My experience is contrary to what others are saying. I bought a Starbucks Barista Athena when I was just starting out. I still see them on eBay for $100-200 but idk if they actually sell. I got mine for around $40, shipped. Gifted it to a friend years ago. I thought it made decent macchiatos if I used Lavazza or illy but that was only because I didn't know what good espresso tastes like. As my friend has now started getting into espresso I thought the SB machine would be a good opportunity to prove that grinder is more important than the espresso machine. We pared it w a Baratza Vario W and .... Still watery, under-extracted, sink shots ( imo). Btw we did remove the pressurized portafilter, use fresh roasted coffee and did the temperature surfing dance like above. The big problem seems to be that it sends a jet stream thru the center of the screen which created a crater every time. No trouble shooting I could do to give him a decent shot. Who knows maybe mine was an exception, or some tinkering could fix the problem, but in my experience it's a POS and not worth anyone buying; hence the gifting. If anyone knows how to overcome my experience I would be happy to pass on your recommendation to my friend (until he upgrades).


#7: Post by jdomg replying to mauijer »

That happens with mine as well sometimes. It's pretty sensitive to grind size and tamping because that little pump tries so hard.


#8: Post by biznus97 »

For the water flow issues it sounds like the your machines may have the screen made for PODS:

https://www.espressoparts.com/saeco-esp ... pod-screen


Here is a precision one that looks fairly new. My friend actually turned down an IMS La Spaziale basket last year and made a screen for me:

http://www.shop.partsguru.com/Saeco-IMS ... qscsfapp01


Older models often came with a non POD screen.

Other ideas

Add a cheap PID to avoid the temp dance routine. I keep my shots in the 1 to 1.5 oz range since the boilers are small. These are solid machines with a non pressurized portafilter and good grinder. The machines are often sold cheap and make fun project boxes. As others have mentioned they last forever and parts are easy to find.


#9: Post by thm655321 »

While I wait to buy a "proper" machine, I took my 15 year old Starbucks Barista and added a PID, light dimmer to control the pump, naked portafilter from Seattle Coffee Gear, IMS shower screen from Parts Guru, and I got the 53mm IMS triple basket for the La Spaziale (sold by Chris' Coffee) and trimmed the rim of the basket with pincers so that it would fit. I think that is about all you can reasonably do to improve it. I did this in large part to learn, especially the PID, as I realize that this is basically lipstick on a pig.

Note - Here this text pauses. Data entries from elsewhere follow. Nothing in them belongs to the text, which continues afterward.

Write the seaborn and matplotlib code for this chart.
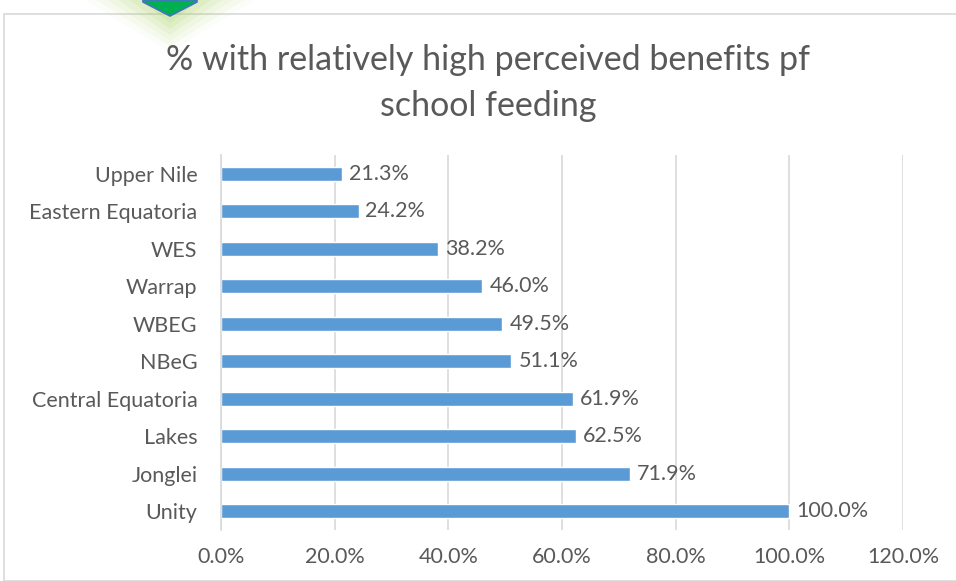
import matplotlib
matplotlib.use("Agg")
import matplotlib.pyplot as plt
from matplotlib.patches import Polygon, Rectangle
import seaborn as sns
import pandas as pd

regions = ["Upper Nile", "Eastern Equatoria", "WES", "Warrap", "WBEG",
           "NBeG", "Central Equatoria", "Lakes", "Jonglei", "Unity"]
shares = [21.3, 24.2, 38.2, 46.0, 49.5, 51.1, 61.9, 62.5, 71.9, 100.0]
x_ticks = [0, 20, 40, 60, 80, 100, 120]
title = "% with relatively high perceived benefits pf\nschool feeding"

sns.set_theme(style="white")
plt.rcParams["font.family"] = ["Lato", "DejaVu Sans"]

text_color = "#595959"
grid_color = "#d9d9d9"
bar_color = "#5b9bd5"

df = pd.DataFrame({"region": regions, "share": shares})

fig = plt.figure(figsize=(9.56, 5.81), dpi=100)
W, H = 956, 581

# chart frame
fig.patches.append(Rectangle((4 / W, 0), 1.2, 1 - 14 / H, transform=fig.transFigure,
                             fill=False, edgecolor=grid_color, linewidth=1.2, zorder=0))

# decorative green marker with a soft glow at the top
cx = 170
for i, a in enumerate([0.04, 0.06, 0.08, 0.10, 0.12, 0.14]):
    s = 1.0 - i * 0.13
    pts = [(cx - 85 * s, 0), (cx + 85 * s, 0), (cx, 44 * s + 8)]
    fig.patches.append(Polygon([(x / W, 1 - y / H) for x, y in pts], closed=True,
                               transform=fig.transFigure, facecolor="#a6d05a",
                               edgecolor="none", alpha=a, zorder=1))
arrow = [(cx - 27, 0), (cx + 27, 0), (cx + 27, 2), (cx, 16), (cx - 27, 2)]
fig.patches.append(Polygon([(x / W, 1 - y / H) for x, y in arrow], closed=True,
                           transform=fig.transFigure, facecolor="#00b050",
                           edgecolor="#4472c4", linewidth=1.2, zorder=2))

ax = fig.add_axes([221 / W, 1 - 530 / H, (903 - 221) / W, (530 - 155) / H])
sns.barplot(data=df, x="share", y="region", orient="h", color=bar_color,
            width=0.38, saturation=1, ax=ax, zorder=3)

ax.set_xlim(0, 120)
ax.set_xticks(x_ticks)
ax.set_xticklabels([f"{t:.1f}%" for t in x_ticks])
ax.set_xlabel("")
ax.set_ylabel("")
ax.grid(axis="x", color=grid_color, linewidth=1.2, zorder=0)
ax.grid(axis="y", visible=False)
for side in ["top", "right", "bottom"]:
    ax.spines[side].set_visible(False)
ax.spines["left"].set_color(grid_color)
ax.spines["left"].set_linewidth(1.2)
ax.spines["left"].set_zorder(4)
ax.tick_params(axis="both", length=0, labelsize=15.5, labelcolor=text_color)
ax.tick_params(axis="x", pad=12)
ax.tick_params(axis="y", pad=17)

for container in ax.containers:
    ax.bar_label(container, labels=[f"{v:.1f}%" for v in shares], padding=5,
                 fontsize=15.5, color=text_color)

fig.text(488 / W, 1 - 83 / H, title, ha="center", va="center",
         fontsize=24.5, color=text_color, linespacing=1.55)

fig.savefig("out.png", dpi=100, facecolor="white")
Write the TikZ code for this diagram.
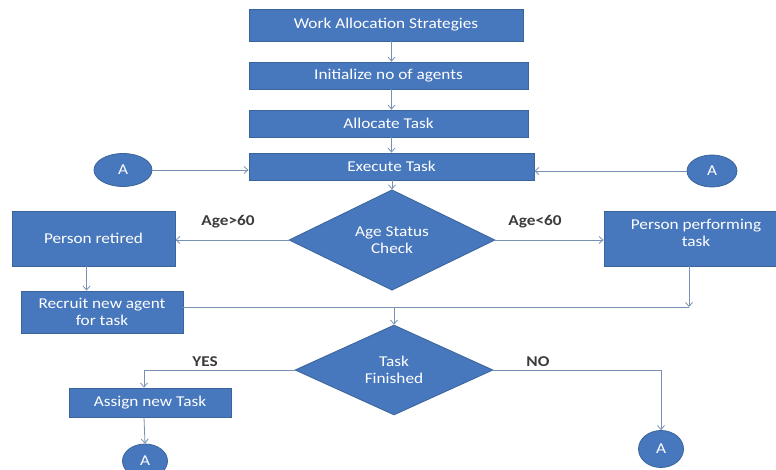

In short, the difference from the stock machine is remarkably better. Can it rival a "proper" machine? Occasionally. The biggest problem is that the boiler is so small that inevitably the temp drops precipitously when the pump runs. I try to control that by preinfusing using the dimmer switch and then going full when the temp is back in range. I also dose 21 grams in the triple basket and tend to run the shots longer than 30 seconds. That said, it is keeping me somewhat satisfied until I pull the trigger on either the Alex Leva or the Profitec Pro 800 later this year. I also acquired an HG One and that did make a large difference as well.

Steaming however is a chore, very slow and it runs out/dies down quickly, so I basically just use it for straight shots.

BTW, the IMS shower screen (only place that seems to sell it is Parts Guru) makes a large difference for water distribution. I replaced the original shower screen (which may or may not have been geared to pods, I didn't bother or know enough at the time to check) with a screen that I received in a tune up kit. The screens in the tune up kit are definitely for pods and are horrible for distribution.

Hope that helps.


#10: Post by mauijer »

Thanks Everyone for the information. I will definitely give the IMS screen a go. I've got to restore my friend's trust lol.